TRIALS: I Do Not Intend to Turn My Back
Within a span of six hours one day last week, the case of the U.S. v. Alger Hiss became a major political issue.
In a quiet Manhattan courtroom, Hiss was sentenced to five years in prison. Hiss scarcely had time to post $10,000 bail and file an appeal before Secretary of State Dean Acheson set off the storm. At a crowded press conference in Washington, Acheson went to the defense of the former top State Department official whom a federal jury had convicted of perjury and thus found, guilty of stealing State documents to be sent to Russia.
"Whatever the outcome of any appeal which Mr. Hiss or his lawyer may take," said the Secretary of State. "I do not intend to turn my back on Alger Hiss."
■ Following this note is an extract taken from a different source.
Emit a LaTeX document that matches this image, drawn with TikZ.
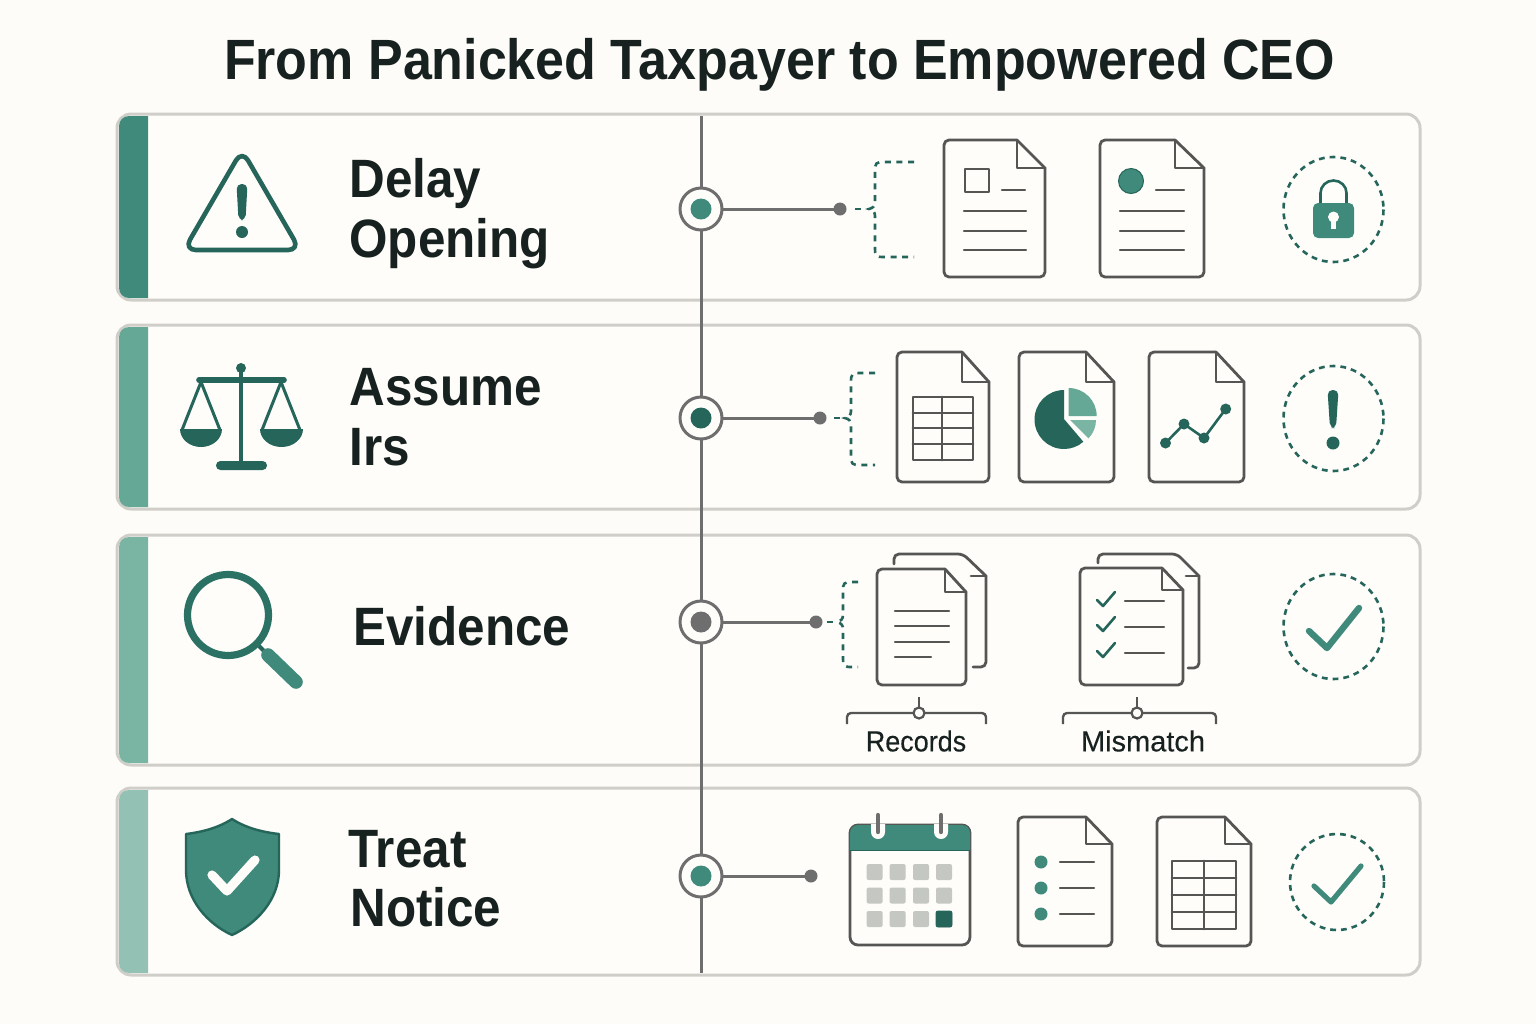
\documentclass[tikz,border=0pt]{standalone}
\usepackage{fontspec}
\setmainfont{Liberation Sans}
\newfontfamily\headfont[FakeStretch=0.915,BoldFont={Liberation Sans Bold}]{Liberation Sans Bold}
\newfontfamily\capfont[FakeStretch=0.93,FakeBold=0.25]{Liberation Sans}
\newfontfamily\capwidefont[FakeBold=0.25]{Liberation Sans}
\usetikzlibrary{calc}
\definecolor{bgc}{HTML}{FDFCF8}
\definecolor{paper}{HTML}{FEFDFA}
\definecolor{edge}{HTML}{CFCEC9}
\definecolor{teal1}{HTML}{3F8A7A}
\definecolor{teal2}{HTML}{66A896}
\definecolor{teal3}{HTML}{7AB5A3}
\definecolor{teal4}{HTML}{93C2B4}
\definecolor{dteal}{HTML}{25655A}
\definecolor{lensc}{HTML}{2C7264}
\definecolor{ink}{HTML}{17211F}
\definecolor{docg}{HTML}{555554}
\definecolor{hubg}{HTML}{6E6E6E}
\definecolor{cell}{HTML}{C5C7C2}
\tikzset{
  panel/.style={draw=edge,line width=1.5pt,fill=paper,rounded corners=7pt},
  rowtitle/.style={anchor=base west,inner sep=0pt,text=ink,font=\fontsize{27}{27}\selectfont\headfont},
  caption/.style={inner sep=0pt,text=ink,font=\fontsize{14.5}{15}\selectfont\capfont},
  hub/.style={circle,draw=hubg,fill=paper,line width=1.5pt,minimum size=21pt,inner sep=0pt,outer sep=0pt},
  enddot/.style={circle,fill=hubg,minimum size=6.5pt,inner sep=0pt,outer sep=0pt},
  spine/.style={draw=hubg,line width=1.5pt},
  conn/.style={draw=hubg,line width=1.5pt},
  docline/.style={draw=docg,line width=1.4pt,line join=round,line cap=round},
  rule/.style={draw=docg,line width=1.2pt,line cap=round},
  tealdash/.style={draw=dteal,line width=1.3pt,dash pattern=on 3pt off 2.8pt},
  ring/.style={draw=dteal,line width=1.3pt,dash pattern=on 2.9pt off 2.5pt},
  icon/.style={draw=dteal,line width=2.3pt,line join=round,line cap=round},
  braceline/.style={draw=docg,line width=1.2pt,rounded corners=2pt},
  tiny/.style={circle,draw=docg,fill=paper,line width=1.1pt,minimum size=5.5pt,inner sep=0pt,outer sep=0pt},
}
% x0 y0 x1 y1 foldx foldy
\newcommand\docicon[6]{%
  \draw[docline,fill=paper] (#5,#2) -- (#3,#6) [rounded corners=2.5pt] -- (#3,#4) -- (#1,#4) -- (#1,#2) -- (#5,#2);
  \draw[docline] (#5,#2) -- (#5,#6) -- (#3,#6);
}
% name xleft xright ytop ymid ybot stubx
\newcommand\bracketicon[7]{%
  \coordinate (#1s) at (#7,#5);
  \coordinate (#1c) at ($(#2,#5)+(-6,0)$);
  \draw[tealdash] (#1s) -- (#1c);
  \draw[tealdash] (#3,#4) -- ($(#2,#4)+(9,0)$) .. controls (#2+1,#4) and (#2,#4+1) .. (#2,#4+9) -- (#2,#5-7) .. controls (#2,#5-3) and (#2-2,#5-1) .. (#1c) .. controls (#2-2,#5+1) and (#2,#5+3) .. (#2,#5+7) -- (#2,#6-9) .. controls (#2,#6-1) and (#2+1,#6) .. ($(#2,#6)+(9,0)$) -- (#3,#6);
}
\newcommand\tickmark[2]{%
  \draw[draw=dteal,line width=1.3pt,line cap=round,line join=round] (#1,#2) -- (#1+6,#2+6) -- (#1+18,#2-8);
}
\begin{document}
\begin{tikzpicture}[x=0.5pt,y=-0.5pt]
\useasboundingbox (0,0) rectangle (1536,1024);
\fill[bgc] (0,0) rectangle (1536,1024);

\node[inner sep=0pt,anchor=base,text=ink,font=\fontsize{28.4}{30}\selectfont\headfont] (title) at (779.5,79) {From Panicked Taxpayer to Empowered CEO};

% panels
\draw[panel] (117,114) rectangle (1420,300);
\draw[panel] (117,325) rectangle (1420,509);
\draw[panel] (117,535) rectangle (1420,765);
\draw[panel] (117,788) rectangle (1420,975);
% side bars
\fill[teal1] (148,116) -- (128,116) [rounded corners=5pt] -- (119,116) -- (119,298) [sharp corners] -- (148,298) -- cycle;
\fill[teal2] (148,327) -- (128,327) [rounded corners=5pt] -- (119,327) -- (119,507) [sharp corners] -- (148,507) -- cycle;
\fill[teal3] (148,537) -- (128,537) [rounded corners=5pt] -- (119,537) -- (119,763) [sharp corners] -- (148,763) -- cycle;
\fill[teal4] (148,790) -- (128,790) [rounded corners=5pt] -- (119,790) -- (119,973) [sharp corners] -- (148,973) -- cycle;

% row titles
\node[rowtitle] (t1a) at (349,197) {Delay};
\node[rowtitle] (t1b) at (349,257) {Opening};
\node[rowtitle] (t2a) at (349,405) {Assume};
\node[rowtitle] (t2b) at (349,465) {Irs};
\node[rowtitle] (t3a) at (353,645) {Evidence};
\node[rowtitle] (t4a) at (348,867) {Treat};
\node[rowtitle] (t4b) at (350,926) {Notice};

% timeline
\coordinate (top) at (701,116);
\coordinate (bot) at (701,973);
\node[hub] (h1) at (701,209) {};
\node[hub] (h2) at (701,418) {};
\node[hub] (h3) at (701,622) {};
\node[hub] (h4) at (701,876) {};
\draw[spine] (top) -- (h1) -- (h2) -- (h3) -- (h4) -- (bot);
\fill[teal1] (h1) circle (10.5);
\fill[dteal] (h2) circle (10.5);
\fill[hubg] (h3) circle (10.5);
\fill[teal1] (h4) circle (10.5);
\node[enddot] (d1) at (840,209) {};
\node[enddot] (d2) at (820,418) {};
\node[enddot] (d3) at (816,622) {};
\node[enddot] (d4) at (811,876) {};
\draw[conn] (h1) -- (d1);
\draw[conn] (h2) -- (d2);
\draw[conn] (h3) -- (d3);
\draw[conn] (h4) -- (d4);

% brackets
\bracketicon{b1}{875}{914}{162}{209}{257}{855}
\bracketicon{b2}{851}{875}{373}{418}{465}{834}
\bracketicon{b3}{843}{858}{582}{622}{667}{827}

% warning triangle
\draw[icon,rounded corners=6pt] (242,250) -- (300,250) -- (242,150) -- (184,250) -- cycle;
\path[fill=dteal,rounded corners=2.5pt] (236.5,184) -- (247.5,184) -- (245.5,220) -- (238.5,220) -- cycle;
\fill[dteal] (242,232) circle (6);

% scales
\fill[dteal] (241,368) circle (5);
\draw[dteal,line width=2pt] (241,368) -- (241,380);
\draw[dteal,line width=2.2pt] (241,380) -- (241,463);
\draw[dteal,line width=2.8pt,line cap=round] (199,380) -- (284,380);
\draw[dteal,line width=1.5pt] (182,430) -- (201,382) -- (220,430);
\draw[dteal,line width=1.5pt] (262,430) -- (281,382) -- (300,430);
\fill[dteal] (180,429) arc (180:0:21 and 18) -- cycle;
\fill[dteal] (260,429) arc (180:0:21.5 and 18) -- cycle;
\fill[dteal,rounded corners=2.2pt] (216,461) rectangle (267,470);

% magnifier
\draw[lensc,line width=3.6pt] (228,615) circle (40.5);
\draw[dteal,line width=2pt] (259,646) -- (270,657);
\draw[teal1,line width=6.8pt,line cap=round] (268,655) -- (296,682);

% shield
\draw[draw=dteal,fill=teal1,line width=1.2pt,line join=round] (232,819) .. controls (218,828) and (202,832) .. (186,834) -- (186,870) .. controls (186,900) and (208,924) .. (232,935) .. controls (256,924) and (279,900) .. (279,870) -- (279,834) .. controls (262,832) and (246,828) .. (232,819) -- cycle;
\draw[paper,line width=4.6pt,line cap=round,line join=round] (212,875) -- (227,891) -- (255,860);

% row 1 docs
\docicon{944}{140}{1045}{277}{1017}{168}
\draw[docline] (965,169) rectangle (989,192);
\draw[rule] (1002,190) -- (1025,190);
\draw[rule] (964,211) -- (1026,211);
\draw[rule] (964,231) -- (1026,231);
\draw[rule] (964,250) -- (1026,250);
\docicon{1100}{140}{1204}{277}{1175}{168}
\draw[fill=teal1,draw=dteal,line width=.5pt] (1131,181) circle (12.5);
\draw[rule] (1156,190) -- (1184,190);
\draw[rule] (1120,211) -- (1184,211);
\draw[rule] (1120,231) -- (1184,231);
\draw[rule] (1120,250) -- (1184,250);

% lock
\draw[ring] (1333.5,209.5) ellipse (50 and 52.5);
\draw[dteal,line width=1.3pt] (1320.5,204) -- (1320.5,193) arc (180:360:13 and 12.5) -- (1346.5,204);
\fill[teal1,rounded corners=2.5pt] (1313,203) rectangle (1354,238);
\fill[paper] (1333.5,217) circle (5.5);
\fill[paper] (1331,219) rectangle (1336,229);

% row 2 docs
\docicon{897}{352}{989}{482}{962}{382}
\draw[docline] (913,397) rectangle (973,460);
\draw[docline] (942,397) -- (942,460);
\draw[docline] (913,413) -- (973,413);
\draw[docline] (913,428) -- (973,428);
\draw[docline] (913,444) -- (973,444);
\docicon{1019}{352}{1114}{482}{1086}{382}
\fill[dteal] (1064,419) -- (1064,390) arc (-90:-311:29.5) -- cycle;
\fill[teal2] (1068.5,416) -- (1096.7,416) arc (0:-90:28) -- cycle;
\fill[teal3] (1070,420) -- (1096,420) arc (0:45:26) -- cycle;
\docicon{1149}{352}{1244}{482}{1216}{382}
\draw[dteal,line width=1.3pt] (1165.5,443) -- (1184,424) -- (1204,438) -- (1225.7,409);
\foreach \px/\py in {1165.5/443,1184/424,1204/438,1225.7/409}
  \fill[dteal] (\px,\py) circle (5.5);

% alert
\draw[ring] (1333.5,418.5) ellipse (50 and 52.5);
\path[fill=dteal,rounded corners=2.5pt] (1327.5,390) -- (1338.5,390) -- (1336,428) -- (1330,428) -- cycle;
\fill[dteal] (1333,443) circle (6.5);

% row 3 docs
\draw[docline] (894,564) [rounded corners=2.5pt] -- (894,554) -- (963,554) [sharp corners] -- (986,576) [rounded corners=2.5pt] -- (986,667) -- (973,667);
\draw[docline] (971,576) -- (986,576);
\docicon{877}{569}{966}{685}{945}{592}
\draw[rule] (895,611) -- (949,611);
\draw[rule] (895,626) -- (949,626);
\draw[rule] (895,642) -- (949,642);
\draw[rule] (895,657) -- (931,657);
\draw[docline] (1098,563) [rounded corners=2.5pt] -- (1098,554) -- (1177,554) [sharp corners] -- (1199,576) [rounded corners=2.5pt] -- (1199,668) -- (1188,668);
\draw[docline] (1186,576) -- (1199,576);
\docicon{1080}{568}{1183}{685}{1162}{590}
\tickmark{1097}{600}
\tickmark{1097}{625}
\tickmark{1097}{651}
\draw[rule] (1125,601) -- (1164,601);
\draw[rule] (1125,627) -- (1164,627);
\draw[rule] (1125,653) -- (1164,653);

% labels under docs
\node[tiny] (r1) at (919,713) {};
\coordinate (r1s) at (919,697);
\draw[rule,line cap=butt] (r1s) -- (r1);
\draw[braceline] (r1.west) -- (847,713) -- (847,724);
\draw[braceline] (r1.east) -- (986,713) -- (986,724);
\node[caption] (rec) at (916,741) {Records};
\node[tiny] (r2) at (1137,713) {};
\coordinate (r2s) at (1137,697);
\draw[rule,line cap=butt] (r2s) -- (r2);
\draw[braceline] (r2.west) -- (1063,713) -- (1063,724);
\draw[braceline] (r2.east) -- (1216,713) -- (1216,724);
\node[caption,font=\fontsize{14.5}{15}\selectfont\capwidefont] (mis) at (1143,741) {Mismatch};

% check
\draw[ring] (1333.5,626.5) ellipse (50 and 52.5);
\draw[teal1,line width=3.2pt,line cap=round,line join=round] (1309,631) -- (1327,648) -- (1359,608);

% calendar
\draw[docline,fill=paper,rounded corners=4pt] (850,825) rectangle (970,945);
\fill[teal1] (850,850) -- (850,833) arc (180:270:8) -- (962,825) arc (270:360:8) -- (970,850) -- cycle;
\draw[dteal,line width=.5pt] (850,850) -- (970,850);
\foreach \rx in {878,941}{
  \fill[paper] (\rx-7,824) -- (\rx+7,824) -- (\rx+7,832) arc (0:180:7) -- cycle;
  \draw[hubg,line width=2.2pt,line cap=round] (\rx,815) -- (\rx,832);
}
\foreach \cx in {874.6,897.6,921,944}{
  \foreach \cy in {872,895.5,919}{
    \fill[cell,rounded corners=1pt] (\cx-8,\cy-8) rectangle (\cx+8,\cy+8);
  }
}
\draw[fill=dteal,draw=dteal,rounded corners=1pt] (936,911) rectangle (952,927);

% row 4 docs
\docicon{1018}{817}{1112}{946}{1086}{844}
\fill[teal1] (1041,862) circle (6.5);
\fill[teal1] (1041,888) circle (6.5);
\fill[teal1] (1041,914) circle (6.5);
\draw[rule] (1060,862) -- (1094,862);
\draw[rule] (1060,888) -- (1094,888);
\draw[rule] (1060,914) -- (1094,914);
\docicon{1157}{817}{1251}{946}{1225}{844}
\draw[docline] (1172,861) rectangle (1236,929);
\draw[docline] (1204,861) -- (1204,929);
\draw[docline] (1172,878) -- (1236,878);
\draw[docline] (1172,895) -- (1236,895);
\draw[docline] (1172,912) -- (1236,912);

% check 2
\draw[ring] (1337,882) ellipse (47 and 48);
\draw[teal1,line width=2.6pt,line cap=round,line join=round] (1314,886) -- (1331,902) -- (1361,866);
\end{tikzpicture}
\end{document}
By His Own Standards. Dean Acheson spoke in a voice weighted with emotion. "I think every person who has known Alger Hiss . . . has upon his conscience the very serious task of deciding what his attitude is and what his conduct should be," he said. "That must be done by each person in the light of his own standards and his own principles. For me, there is very little doubt about these standards or these principles. They were stated for us a very long time ago ... on the Mount of Olives."
Newsmen, unfamiliar with his reference, hurried from the room, found that a State Department aide had thoughtfully appeared in the anteroom with a Bible in which they could read the text. *From this fact and from the statement itself they concluded that the Secretary of State had spoken only after careful thought, and not impulsively.
A roar of indignation rose from Capitol Hill and echoed across many of the nation's editorial pages. Snapped California's Representative Richard Nixon: "Disgusting . . . Here he is serving notice in advance that he will not accept the decision of even the Supreme Court." Illinois' Les Arends, the Republican whip, declared that Acheson's continued presence in the Cabinet was "an affront to the nation." California's Republican Senator William Knowland said he would move to withhold all State Department appropriations. Said Georgia's James C. Davis, a Democrat: "How long can Americans be expected to show respect for Acheson when he hugs to his bosom; those who have betrayed their country?"
Nobody in Congress raised his voice in rebuttal: to defend Acheson was to defend Alger Hiss. Even Harry Truman curtly refused comment. In the silence, the chatty, tea-table voice of Eleanor Roosevelt sounded. Mrs. Roosevelt, who obviously had not been paying much attention, was "very troubled" by the Hiss case: "It seems rather horrible to condemn someone on the word of someone else who admits to guilt," she said. She was either unaware of, or determined to ignore, the corroborating evidence introduced by the Government to prove the charges of its chief witness, Whittaker Chambers, onetime Communist courier.
In Jeopardy. The condemnation of Acheson was not unanimous. The New York Herald Tribune thought that Acheson's statement "was as courageous as it was Christian." But even among those who did sympathize with his personal reaction were many who deplored his official conduct. Was betrayal of one's country a pardonable offense in the eyes of the Secretary of State?